Melody Gardot is an American jazz singer, writer and musician. She was disabled at 19 after being struck by a car while riding her bicycle and began writing music after using music to aid her recovery. She has been influenced by such blues and jazz artists as Janis Joplin, Miles Davis, Duke Ellington and George Gershwin as well as Latin music artists such as Stan Getz and Caetano Veloso.

Gardot follows the teachings of Buddhism, is a macrobiotic cook and humanitarian who often speaks about the benefits of music therapy.

Early life

Born on February 2, 1985, in New Jersey, Melody Gardot was brought up largely by her grandparents. Her mother, a photographer, worked and traveled widely. They moved around New Jersey often and as a consequence had very few possessions, often living out of suitcases.


Before her accident Gardot was studying fashion at the Community College of Philadelphia.


Gardot was cycling in Philadelphia in November 2003 when she was hit by a car that ignored a red traffic light. In the accident she suffered serious head injuries. Her pelvis was shattered in two places and spinal injuries meant she was in hospital for a year. She had to re-learn how to do simple things such as brushing her teeth and walking and to this day she needs a cane to walk and, when performing, she sits on a special chair (or stands). Besides that, she also became sensitive to both light and sound and has to wear dark glasses. The accident also resulted in both long and short term memory problems and difficulty with her sense of time. Gardot has described coping with this as like ‘climbing Mount Everest every day’ as she often wakes with no memory of what she has to do that day.

Music for therapy

After her accident Gardot began writing music and since then often speaks and advocates in favour of using music for therapy. The accident had damaged the neural pathways between the brain’s two cortexes which control perception and higher mental function and made Gardot (in her own words) “a bit of a vegetable.” As well as making it very hard for her to speak or communicate properly, she found it difficult to recall the right words to express her feelings. Music involving listening and making a verbal attempt to sing or hum is thought to help the brain form new pathways. At first, Gardot learned to hum and was eventually able to sing into a tape recorder. She made good progress and was eventually able to write original songs that sometimes talked about her rehabilitation.

Other therapy

For several years after the accident Gardot traveled with a physiotherapist and carried a TENS machine strapped to her waist which released pain reducing impulses. She was introduced to macrobiotics by a friend who loaned her a book on its benefits and she began to experiment and cook for several hours a day. As well as reducing her pain levels, she feels that macrobiotics helped her mental ability to cope with pain and helping her relax as the routine of cooking helped take her mind off her physical condition and she found she was able to sleep more easily.

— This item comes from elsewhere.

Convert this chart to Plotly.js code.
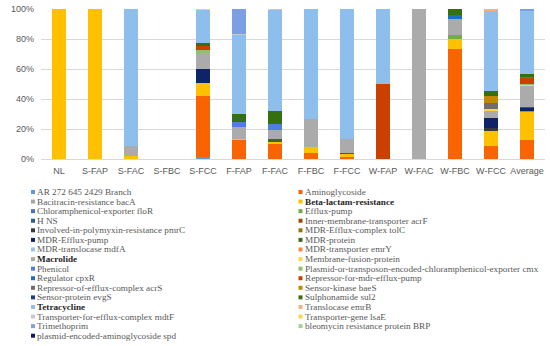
<!DOCTYPE html>
<html>
<head>
<meta charset="utf-8">
<script src="https://cdn.plot.ly/plotly-3.0.1.min.js"></script>
<style>html,body{margin:0;padding:0;background:#fff;}#chart{width:550px;height:346px;}</style>
</head>
<body>
<div id="chart"></div>
<script>
var categories = ["NL","S-FAP","S-FAC","S-FBC","S-FCC","F-FAP","F-FAC","F-FBC","F-FCC","W-FAP","W-FAC","W-FBC","W-FCC","Average"];
var yTickValues = [0,20,40,60,80,100];
var yTickLabels = ["0%","20%","40%","60%","80%","100%"];

var seriesNames = [
  "AR 272 645 2429 Branch","Aminoglycoside",
  "Bacitracin-resistance bacA","Beta-lactam-resistance",
  "Chloramphenicol-exporter floR","Efflux-pump",
  "H NS","Inner-membrane-transporter acrF",
  "Involved-in-polymyxin-resistance pmrC","MDR-Efflux-complex tolC",
  "MDR-Efflux-pump","MDR-protein",
  "MDR-translocase mdfA","MDR-transporter emrY",
  "Macrolide","Membrane-fusion-protein",
  "Phenicol","Plasmid-or-transposon-encoded-chloramphenicol-exporter cmx",
  "Regulator cpxR","Repressor-for-mdr-efflux-pump",
  "Repressor-of-efflux-complex acrS","Sensor-kinase baeS",
  "Sensor-protein evgS","Sulphonamide sul2",
  "Tetracycline","Translocase emrB",
  "Transporter-for-efflux-complex mdtF","Transporter-gene lsaE",
  "Trimethoprim","bleomycin resistance protein BRP",
  "plasmid-encoded-aminoglycoside spd"
];
var boldNames = ["Beta-lactam-resistance","Macrolide","Tetracycline"];

// values per category (NL ... Average), in percent
var arBranch        = [0,0,0,0,1.5,0,0,0,0,0,0,0,0,0.1];
var aminoglycoside  = [0,0,0,0,40,12.5,10.3,4,1.3,0,0,73.2,8.7,12.5];
var bacitracin      = [0,0,0,0,0,0,0,0,0,0,0,0,0,0];
var betaLactam      = [100,100,2.3,0,8.5,1,1.3,4,1.8,0,0,6.7,9.4,19.4];
var chloramphFloR   = [0,0,0,0,0,0,0,0,0,0,0,0,0,0];
var effluxPump      = [0,0,0,0,0,0,0,0,0,0,0,3.1,0,0.3];
var hns             = [0,0,0,0,0,0,0,0,0,0,0,0,0,0];
var innerMembrane   = [0,0,0,0,0,0,0,0,0,0,0,0,0,0];
var pmrC            = [0,0,0,0,0,0,0,0,0,0,0,0,2.2,0.2];
var tolC            = [0,0,0,0,0,0,0,0,0,0,0,0,0,0];
var mdrEffluxPump   = [0,0,0,0,9.4,0,0,0,0,0,0,0,6.3,2.2];
var mdrProtein      = [0,0,0,0,0,0,2.0,0,1.0,0,0,0,0,0.3];
var mdfA            = [0,0,0,0,0,0,0,0,0,0,0,0,0,0];
var emrY            = [0,0,0,0,0,0,0,0,0,0,0,0,0,0];
var macrolide       = [0,0,6.2,0,11,8,6,18.4,9.2,0,100,10.5,5.1,14.7];
var membraneFusion  = [0,0,0,0,0,0,0,0,0,0,0,0,1.1,0.1];
var phenicol        = [0,0,0,0,0,3.4,3.6,0,0,0,0,0,0,0.6];
var cmx             = [0,0,0,0,1.7,0,0,0,0,0,0,0,0,0.2];
var cpxR            = [0,0,0,0,0,0,0,0,0,0,0,2.7,0,0.2];
var repressorMdr    = [0,0,0,0,2.7,0,0,0,0,49.8,0,0,0,4.0];
var acrS            = [0,0,0,0,0,0,0,0,0,0,0,0,3.8,0.4];
var baeS            = [0,0,0,0,0,0,0,0,0,0,0,0,4.5,0.4];
var evgS            = [0,0,0,0,0,0,0,0,0,0,0,0,0,0];
var sul2            = [0,0,0,0,2.2,5,8.7,0,0,0,0,3.8,3.5,2.2];
var tetracycline    = [0,0,91.5,0,21.8,53,68,73.6,86.7,50,0,0,52.5,42.2];
var emrB            = [0,0,0,0,0,0,0,0,0,0,0,0,1.3,0.1];
var mdtF            = [0,0,0,0,0,0.5,0.7,0,0,0,0,0,0,0.1];
var lsaE            = [0,0,0,0,0.5,0,0,0,0,0,0,0,0,0];
var trimethoprim    = [0,0,0,0,0,16.7,0,0,0,0,0,0,0,1.3];
var bleomycin       = [0,0,0,0,0,0,0,0,0,0,0,0,0,0];
var spd             = [0,0,0,0,0,0,0,0,0,0,0,0,0,0];

var seriesValues = [arBranch,aminoglycoside,bacitracin,betaLactam,chloramphFloR,effluxPump,
  hns,innerMembrane,pmrC,tolC,mdrEffluxPump,mdrProtein,mdfA,emrY,macrolide,membraneFusion,
  phenicol,cmx,cpxR,repressorMdr,acrS,baeS,evgS,sul2,tetracycline,emrB,mdtF,lsaE,
  trimethoprim,bleomycin,spd];

var seriesColors = ["#5B9BD5","#FA6400","#A5A5A5","#FFC000","#4472C4","#70AD47",
  "#255E91","#9E480E","#3A3A3A","#997300","#0E2466","#3F6A1E",
  "#9DC3E6","#F28A45","#ABABAB","#FFD54F","#4F7FD8","#8DC26B",
  "#1E6FC0","#C94000","#6E6E6E","#C08A00","#213E8C","#35700F",
  "#8DBEEC","#F4B183","#C9C9C9","#FFD34D","#7C9FE3","#A9D18E","#0A1E5A"];

var traces = seriesNames.map(function(name, i){
  return {
    type: 'bar', name: name, x: categories, y: seriesValues[i],
    marker: {color: seriesColors[i], line: {width: 0}},
    showlegend: false, hoverinfo: 'x+y+name'
  };
});

// plot area geometry (pixels)
var L = 41, R = 5, T = 9, B = 187, W = 550, H = 346;
var pw = W - L - R, ph = H - T - B;
function px2x(px){ return (px - L) / pw; }
function py2y(py){ return (H - B - py) / ph; }

var annotations = [], shapes = [];
seriesNames.forEach(function(name, i){
  var col = i % 2, row = Math.floor(i / 2);
  var cy = 192 + 9.58 * row;
  var tx = col === 0 ? 35.5 : 303.5;
  var sx = col === 0 ? 33 : 300.5;
  var bold = boldNames.indexOf(name) >= 0;
  annotations.push({
    xref: 'paper', yref: 'paper', x: px2x(tx), y: py2y(cy),
    xanchor: 'left', yanchor: 'middle', showarrow: false,
    text: bold ? '<b>' + name + '</b>' : name,
    font: {family: 'Liberation Serif, Times New Roman, serif', size: 9.2, color: bold ? '#262626' : '#595959'},
    borderpad: 0
  });
  shapes.push({
    type: 'rect', xref: 'paper', yref: 'paper',
    x0: px2x(sx - 2), x1: px2x(sx + 2), y0: py2y(cy + 2), y1: py2y(cy - 2),
    fillcolor: seriesColors[i], line: {width: 0}
  });
});

var layout = {
  width: W, height: H,
  margin: {l: L, r: R, t: T, b: B, pad: 0},
  paper_bgcolor: '#ffffff', plot_bgcolor: '#ffffff',
  barmode: 'stack', barnorm: 'percent', bargap: 0.61,
  showlegend: false,
  font: {family: 'Liberation Sans, Arial, sans-serif', size: 9, color: '#595959'},
  xaxis: {
    type: 'category', showgrid: false, zeroline: false,
    showline: true, linecolor: '#D9D9D9', linewidth: 1,
    ticks: '', tickfont: {size: 9, color: '#595959'}, ticklabelstandoff: 3
  },
  yaxis: {
    range: [0, 100], tickmode: 'array', tickvals: yTickValues, ticktext: yTickLabels,
    showgrid: true, gridcolor: '#D9D9D9', gridwidth: 1, zeroline: false,
    showline: false, ticks: '', tickfont: {size: 9, color: '#595959'}, ticklabelstandoff: 6
  },
  annotations: annotations,
  shapes: shapes
};

Plotly.newPlot('chart', traces, layout, {displayModeBar: false, staticPlot: true});
</script>
</body>
</html>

Buddhism has been an important factor in Melody Gardot’s recovery and she has described herself as a Siddhartha. She talks openly about her Buddhist beliefs and what she calls ‘the art of suffering’ and has said “to be truly Buddhist is to let everything go, your memory, your expectations”.

Music career

Gardot started music lessons at the age of nine and began playing piano in Philadelphia bars at the age of sixteen on Fridays and Saturdays for four hours a night. She insisted on only playing music she liked, ranging from standards from the Mamas and Papas to Duke Ellington and modern groups such as Radiohead.

During her time in hospital she learned how to play the guitar and began writing songs, which were made available as downloads in iTunes and released in Some Lessons: The Bedroom Sessions in 2005. She began to play these songs at venues in Philadelphia and was spotted by the radio station WXPN, operated by the University of Pennsylvania in Philadelphia, which helped to launch Norah Jones. As well as playing her songs, WXPN encouraged her to assemble a demo which was quickly picked up by Universal Records. Released in 2006 and then re-released by Verve Records in 2008, her first full-length album was entitled Worrisome Heart. After meeting her in New York City in 2008, producer Larry Klein began working with Gardot and they released her second album, My One and Only Thrill, on April 28, 2009. Also in 2009, Gardot released a live EP, Live from SoHo.